Performance impact is direct. Larger batches reduce per-message round trips and help workers keep CPU, network, and downstream connections busy. Oversized batches can increase latency for messages that wait behind slower items, overload dependencies, or cause repeated retries when processing exceeds the visibility timeout. The best setting depends on message size, task duration, downstream throttling, worker concurrency, and scale rules. Operators should test batch size with realistic payloads and failure cases, not only happy-path throughput. Metrics such as messages completed per second, age of backlog, function duration, dependency latency, and poison movement show whether batching is helping. Compare results before and after each worker change.

Operations

Operators manage queue batch processing by observing both the queue and the workers. They inspect approximate message count, dequeue counts, poison queue growth, function execution logs, scale events, and downstream dependency errors. During incidents, they reduce concurrency, extend visibility timeout, pause consumers, or drain messages through a controlled worker.
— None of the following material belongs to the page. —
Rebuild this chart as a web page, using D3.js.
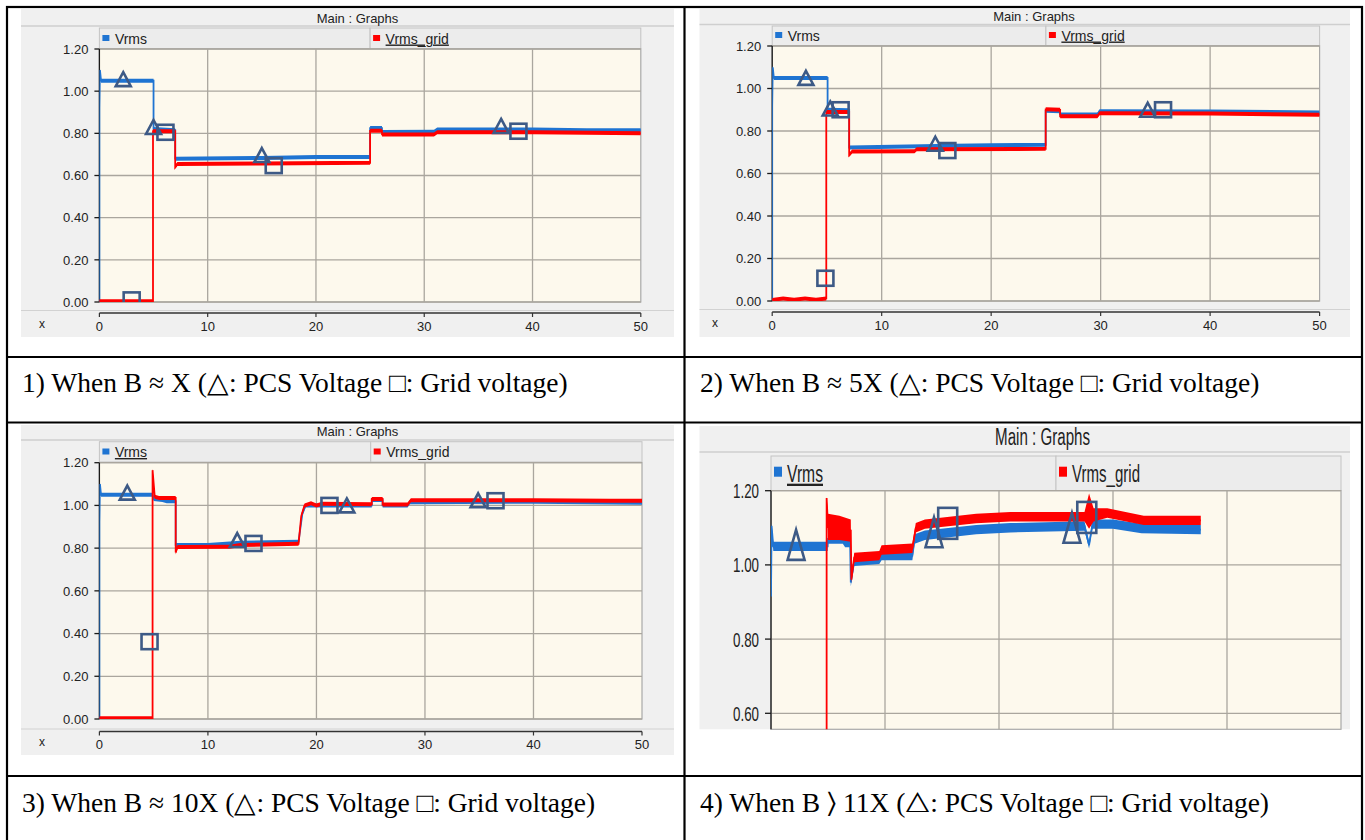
<!DOCTYPE html>
<meta charset="utf-8">
<style>
body { margin: 0; background: #fff; }
svg text { font-family: "Liberation Sans", Arial, sans-serif; fill: #222; }
.caption { font-family: "Liberation Serif", "Times New Roman", serif; font-size: 27.5px; fill: #000; }
</style>
<svg width="1365" height="840"></svg>
<script src="https://d3js.org/d3.v7.min.js"></script>
<script>

// ---- data ----
var xTicks = [0, 10, 20, 30, 40, 50];
var yTicks = [0, 0.2, 0.4, 0.6, 0.8, 1.0, 1.2];
var yTicks4 = [0.6, 0.8, 1.0, 1.2];
var seriesNames = ["Vrms", "Vrms_grid"];
var captions = [
  "1) When B \u2248 X (\u25B3: PCS Voltage \u25A1: Grid voltage)",
  "2) When B \u2248 5X (\u25B3: PCS Voltage \u25A1: Grid voltage)",
  "3) When B \u2248 10X (\u25B3: PCS Voltage \u25A1: Grid voltage)",
  "4) When B \u232A 11X (\u25B3: PCS Voltage \u25A1: Grid voltage)"
];

// panel 1 : B ~ X   [time, value]
var vrms1 = [[0,0],[0,0.92],[0.05,1.10],[0.15,1.05],[5.0,1.05],[5.0,0.82],[7.0,0.815],[7.0,0.68],[15,0.683],[20,0.688],[25.0,0.688],
  [25.0,0.825],[26.1,0.825],[26.1,0.806],[30.9,0.808],[31.2,0.818],[40,0.818],[45,0.815],[50,0.815]];
var grid1 = [[0,0.004],[4.95,0.004],[4.95,0.81],[7.0,0.81],[7.0,0.64],[7.2,0.655],[15,0.657],[25.0,0.66],[25.0,0.812],[26.1,0.812],
  [26.1,0.795],[30.9,0.795],[31.2,0.805],[40,0.805],[50,0.80]];
var tri1 = [[2.2,1.057],[5.0,0.83],[15.0,0.697],[37.1,0.835]];
var sq1 = [[2.98,0.01],[6.1,0.805],[16.1,0.647],[38.7,0.81]];

// panel 2 : B ~ 5X
var vrms2 = [[0,0],[0,0.92],[0.05,1.10],[0.15,1.05],[5.06,1.05],[5.06,0.90],[7.03,0.898],[7.03,0.722],[15,0.73],[20,0.733],[24.98,0.735],
  [24.98,0.895],[26.3,0.893],[26.3,0.878],[29.7,0.878],[29.9,0.893],[40,0.892],[50,0.887]];
var grid2 = [[0,0.005],[1,0.012],[2,0.006],[3,0.012],[4,0.006],[4.94,0.012],[4.94,0.89],[7.03,0.89],[7.03,0.687],[7.3,0.703],[13,0.705],
  [13.2,0.714],[24.98,0.716],[24.98,0.902],[26.3,0.90],[26.3,0.869],[29.7,0.869],[29.9,0.883],[40,0.882],[50,0.876]];
var tri2 = [[3.08,1.05],[5.3,0.906],[14.9,0.74],[34.3,0.90]];
var sq2 = [[4.86,0.107],[6.25,0.90],[16.0,0.708],[35.7,0.90]];

// panel 3 : B ~ 10X
var vrms3 = [[0,0],[0,0.92],[0.05,1.10],[0.15,1.05],[4.9,1.05],[5.0,1.03],[5.8,1.025],[6.2,1.02],[7.03,1.02],[7.03,0.815],[10,0.815],
  [13,0.825],[18.35,0.83],[18.7,0.96],[19.0,1.0],[25.1,1.0],[25.1,1.025],[26.1,1.025],[26.1,1.0],[28.4,1.0],[28.6,1.015],[40,1.017],
  [45,1.015],[50,1.012]];
var grid3 = [[0,0.003],[4.9,0.003],[4.9,1.165],[5.1,1.04],[5.5,1.035],[7.03,1.035],[7.03,0.78],[7.2,0.805],[12,0.807],[13,0.815],
  [18.35,0.82],[18.6,0.95],[18.9,1.0],[19.5,1.01],[20,1.0],[20.5,1.008],[25.1,1.006],[25.1,1.03],[26.1,1.03],[26.1,1.004],[28.4,1.004],
  [28.7,1.024],[40,1.024],[47,1.022],[50,1.022]];
var tri3 = [[2.57,1.06],[12.7,0.838],[22.8,1.0],[34.9,1.024]];
var sq3 = [[4.62,0.362],[14.2,0.822],[21.2,1.0],[36.5,1.022]];

// panel 4 : B > 11X   noisy traces, [time, low, high]
var vrms4 = [[0,0.915,0.915],[0.05,1.10,1.11],[0.2,1.04,1.06],[4.97,1.04,1.06],[5.0,1.06,1.08],[6.3,1.06,1.08],[6.5,1.05,1.07],
  [6.94,1.05,1.07],[7.0,0.945,0.96],[7.3,1.00,1.02],[9.5,1.005,1.025],[9.7,1.015,1.033],[12.4,1.015,1.035],[12.6,1.06,1.08],
  [13.5,1.07,1.09],[18,1.085,1.105],[21,1.09,1.11],[27.5,1.095,1.115],[27.9,1.047,1.06],[28.2,1.10,1.12],[30,1.10,1.12],
  [32.5,1.088,1.108],[37.7,1.085,1.105]];
var grid4 = [[4.88,0.4,0.4],[4.88,1.18,1.18],[5.0,1.07,1.135],[6.0,1.07,1.13],[7.0,1.065,1.12],[7.05,0.955,0.965],[7.3,1.01,1.03],
  [9.5,1.015,1.035],[9.7,1.03,1.05],[12.4,1.035,1.055],[12.7,1.09,1.11],[13.5,1.10,1.12],[18,1.115,1.135],[21,1.12,1.14],
  [27.5,1.12,1.14],[27.9,1.10,1.19],[28.3,1.12,1.15],[29.5,1.13,1.15],[32.7,1.11,1.13],[37.7,1.11,1.13]];
var tri4 = [[2.2,1.054],[14.3,1.088],[26.4,1.10]];
var sq4 = [[15.5,1.112],[27.7,1.128]];

// ---- layout ----
var blue = "#1f74d2", red = "#ff0000", mark = "#3d5a86";

var panels = [
  {bg:[21,9,674,337], head:26, titleX:357.5, titleY:22.5, leg:[28,48.5], plot:[99.4,640.8,49,302], clipB:302,
   dom:[0,1.2], yt:yTicks, axisY:313, labY:331, xLab:42, v:vrms1, g:grid1, tri:tri1, sq:sq1, ul:1, big:false},
  {bg:[699.5,9,1350,337], head:24.5, titleX:1034, titleY:20.5, leg:[26,45.5], plot:[772.2,1319.6,46,301], clipB:301,
   dom:[0,1.2], yt:yTicks, axisY:312, labY:330, xLab:715, v:vrms2, g:grid2, tri:tri2, sq:sq2, ul:1, big:false},
  {bg:[21,425,674,755], head:440, titleX:357.5, titleY:436, leg:[441.7,462], plot:[99.4,642,462.7,719], clipB:719,
   dom:[0,1.2], yt:yTicks, axisY:731.5, labY:749, xLab:42, v:vrms3, g:grid3, tri:tri3, sq:sq3, ul:0, big:false},
  {bg:[699.5,426,1350,729.3], head:452, titleX:1042.6, titleY:445, leg:[456,490.5], plot:[771,1341,490.7,713.3], clipB:729.3,
   dom:[0.6,1.2], yt:yTicks4, axisY:null, v:vrms4, g:grid4, tri:tri4, sq:sq4, ul:0, big:true}
];

var svg = d3.select("svg");
var fmt = d3.format(".2f");

// table frame
var frame = svg.append("g").attr("stroke", "#000").attr("stroke-width", 2.2).attr("fill", "none");
frame.append("rect").attr("x", 7).attr("y", 7).attr("width", 1355).attr("height", 840);
[357, 422.5, 776].forEach(function(y) {
  frame.append("line").attr("x1", 7).attr("x2", 1362).attr("y1", y).attr("y2", y);
});
frame.append("line").attr("x1", 684.5).attr("x2", 684.5).attr("y1", 7).attr("y2", 845);

svg.selectAll(".caption").data(captions).enter().append("text")
    .attr("class", "caption")
    .attr("x", function(d, i) { return i % 2 ? 700 : 22; })
    .attr("y", function(d, i) { return i < 2 ? 392 : 812; })
    .text(function(d) { return d; });

panels.forEach(function(p, pi) {
  var g = svg.append("g");
  var L = p.plot[0], R = p.plot[1], T = p.plot[2], B = p.clipB;
  var mid = (L + R) / 2;

  var x = d3.scaleLinear().domain([0, 50]).range([L, R]);
  var y = d3.scaleLinear().domain(p.dom).range([p.plot[3], T]);

  // window background, header
  g.append("rect").attr("x", p.bg[0]).attr("y", p.bg[1])
      .attr("width", p.bg[2] - p.bg[0]).attr("height", p.bg[3] - p.bg[1]).attr("fill", "#f0f0f0");
  g.append("line").attr("x1", p.bg[0]).attr("x2", p.bg[2]).attr("y1", p.head).attr("y2", p.head)
      .attr("stroke", "#cfcfcf").attr("stroke-width", 1.5);

  var title = g.append("text").attr("x", p.titleX).attr("y", p.titleY)
      .attr("text-anchor", "middle").attr("font-size", p.big ? 23 : 13).text("Main : Graphs");
  if (p.big) title.attr("textLength", 95).attr("lengthAdjust", "spacingAndGlyphs");

  // legend bar
  [[L, mid], [mid, R]].forEach(function(c, k) {
    g.append("rect").attr("x", c[0]).attr("y", p.leg[0]).attr("width", c[1] - c[0]).attr("height", p.leg[1] - p.leg[0])
        .attr("fill", "#ececec").attr("stroke", "#c4c4c4").attr("stroke-width", 1);
    var sx = c[0] + 3, sw = p.big ? 8 : 7, sh = p.big ? 10 : 6;
    var sy = p.big ? p.leg[1] - 23.8 : p.leg[1] - 13.5;
    g.append("rect").attr("x", sx).attr("y", sy).attr("width", sw).attr("height", sh).attr("fill", k ? red : blue);
    var t = g.append("text").attr("x", c[0] + (p.big ? 16 : 15.5))
        .attr("y", p.big ? p.leg[1] - 8.8 : p.leg[1] - 5)
        .attr("font-size", p.big ? 23 : 14)
        .attr("text-decoration", k === p.ul ? "underline" : null)
        .text(seriesNames[k]);
    if (p.big) t.attr("textLength", k ? 68 : 36).attr("lengthAdjust", "spacingAndGlyphs");
  });

  // plot area
  g.append("rect").attr("x", L).attr("y", T).attr("width", R - L).attr("height", B - T)
      .attr("fill", "#fdf9ed").attr("stroke", "#a9a9a9").attr("stroke-width", 1.2);

  var grid = g.append("g").attr("stroke", "#aaa69e").attr("stroke-width", 1.3);
  grid.selectAll(".gx").data(xTicks.slice(1, -1)).enter().append("line")
      .attr("x1", x).attr("x2", x).attr("y1", T).attr("y2", B);
  grid.selectAll(".gy").data(p.yt).enter().append("line")
      .attr("x1", L).attr("x2", R).attr("y1", y).attr("y2", y);

  // y axis
  var ya = g.append("g").attr("stroke", "#1a1a1a").attr("stroke-width", 1.3);
  ya.append("line").attr("x1", L).attr("x2", L).attr("y1", T).attr("y2", B);
  ya.selectAll(".t").data(p.yt).enter().append("line")
      .attr("x1", L - (p.big ? 6 : 5)).attr("x2", L).attr("y1", y).attr("y2", y);
  g.selectAll(".yl").data(p.yt).enter().append("text")
      .attr("x", L - (p.big ? 12 : 11)).attr("y", y).attr("dy", "0.36em")
      .attr("text-anchor", "end").attr("font-size", p.big ? 21 : 13)
      .attr("textLength", p.big ? 26 : null).attr("lengthAdjust", p.big ? "spacingAndGlyphs" : null)
      .text(fmt);

  // x axis band
  if (p.axisY !== null) {
    g.append("line").attr("x1", p.bg[0]).attr("x2", p.bg[2]).attr("y1", p.axisY - 2.5).attr("y2", p.axisY - 2.5)
        .attr("stroke", "#d2d2d2").attr("stroke-width", 1.2);
    g.append("line").attr("x1", L).attr("x2", R).attr("y1", p.axisY).attr("y2", p.axisY)
        .attr("stroke", "#333").attr("stroke-width", 1.5);
    g.selectAll(".xt").data(xTicks).enter().append("line")
        .attr("x1", x).attr("x2", x).attr("y1", p.axisY).attr("y2", p.axisY + 4)
        .attr("stroke", "#333").attr("stroke-width", 1.2);
    g.selectAll(".xl").data(xTicks).enter().append("text")
        .attr("x", x).attr("y", p.labY).attr("text-anchor", "middle").attr("font-size", 13)
        .text(function(d) { return d; });
    g.append("text").attr("x", p.xLab).attr("y", p.labY - 3.5).attr("text-anchor", "middle")
        .attr("font-size", 12).text("x");
  }

  // traces
  var cid = "clip" + pi;
  g.append("clipPath").attr("id", cid).append("rect")
      .attr("x", L).attr("y", T - 20).attr("width", R - L).attr("height", B - T + 20);
  var plot = g.append("g").attr("clip-path", "url(#" + cid + ")");

  var pad = p.big ? 1 : 2;
  var lo = function(d) { return d[1]; };
  var hi = function(d) { return d.length > 2 ? d[2] : d[1]; };
  var band = d3.area()
      .x(function(d) { return x(d[0]); })
      .y0(function(d) { return y(lo(d)) + pad; })
      .y1(function(d) { return y(hi(d)) - pad; });
  var line = d3.line()
      .x(function(d) { return x(d[0]); })
      .y(function(d) { return y((lo(d) + hi(d)) / 2); });

  [[p.v, blue], [p.g, red]].forEach(function(s) {
    plot.append("path").attr("d", band(s[0])).attr("fill", s[1]);
    plot.append("path").attr("d", line(s[0])).attr("fill", "none")
        .attr("stroke", s[1]).attr("stroke-width", 1.8);
  });

  // markers
  var tw = p.big ? 17 : 15, th = p.big ? 30 : 14;
  var qw = p.big ? 19 : 16, qh = p.big ? 31 : 15;
  var mk = plot.append("g").attr("fill", "none").attr("stroke", mark).attr("stroke-width", 2.6);
  mk.selectAll(".tri").data(p.tri).enter().append("path")
      .attr("d", function(d) {
        var cx = x(d[0]), cy = y(d[1]);
        return "M" + cx + "," + (cy - th / 2) + "L" + (cx + tw / 2) + "," + (cy + th / 2)
             + "L" + (cx - tw / 2) + "," + (cy + th / 2) + "Z";
      });
  mk.selectAll(".sq").data(p.sq).enter().append("rect")
      .attr("x", function(d) { return x(d[0]) - qw / 2; })
      .attr("y", function(d) { return y(d[1]) - qh / 2; })
      .attr("width", qw).attr("height", qh);
});

</script>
Automation should capture queue names, storage account, batch size, processor version, and deployment timestamp. Good runbooks explain how to replay failed items, how to delete only confirmed bad messages, and how to prove a backlog is shrinking without hiding unresolved failures behind temporary invisibility or quiet retries. That evidence keeps noisy retries from becoming invisible.

Common mistakes

  • Using get instead of peek during inspection and accidentally hiding messages from active workers.
  • Setting visibility timeout shorter than normal batch processing time, causing duplicate work and retry storms.
  • Deleting an entire received batch even though only some messages completed successfully.
  • Increasing batch size without checking database, API, or storage throttling on downstream dependencies.
  • Treating approximate message count as exact proof that a backlog is gone or unchanged.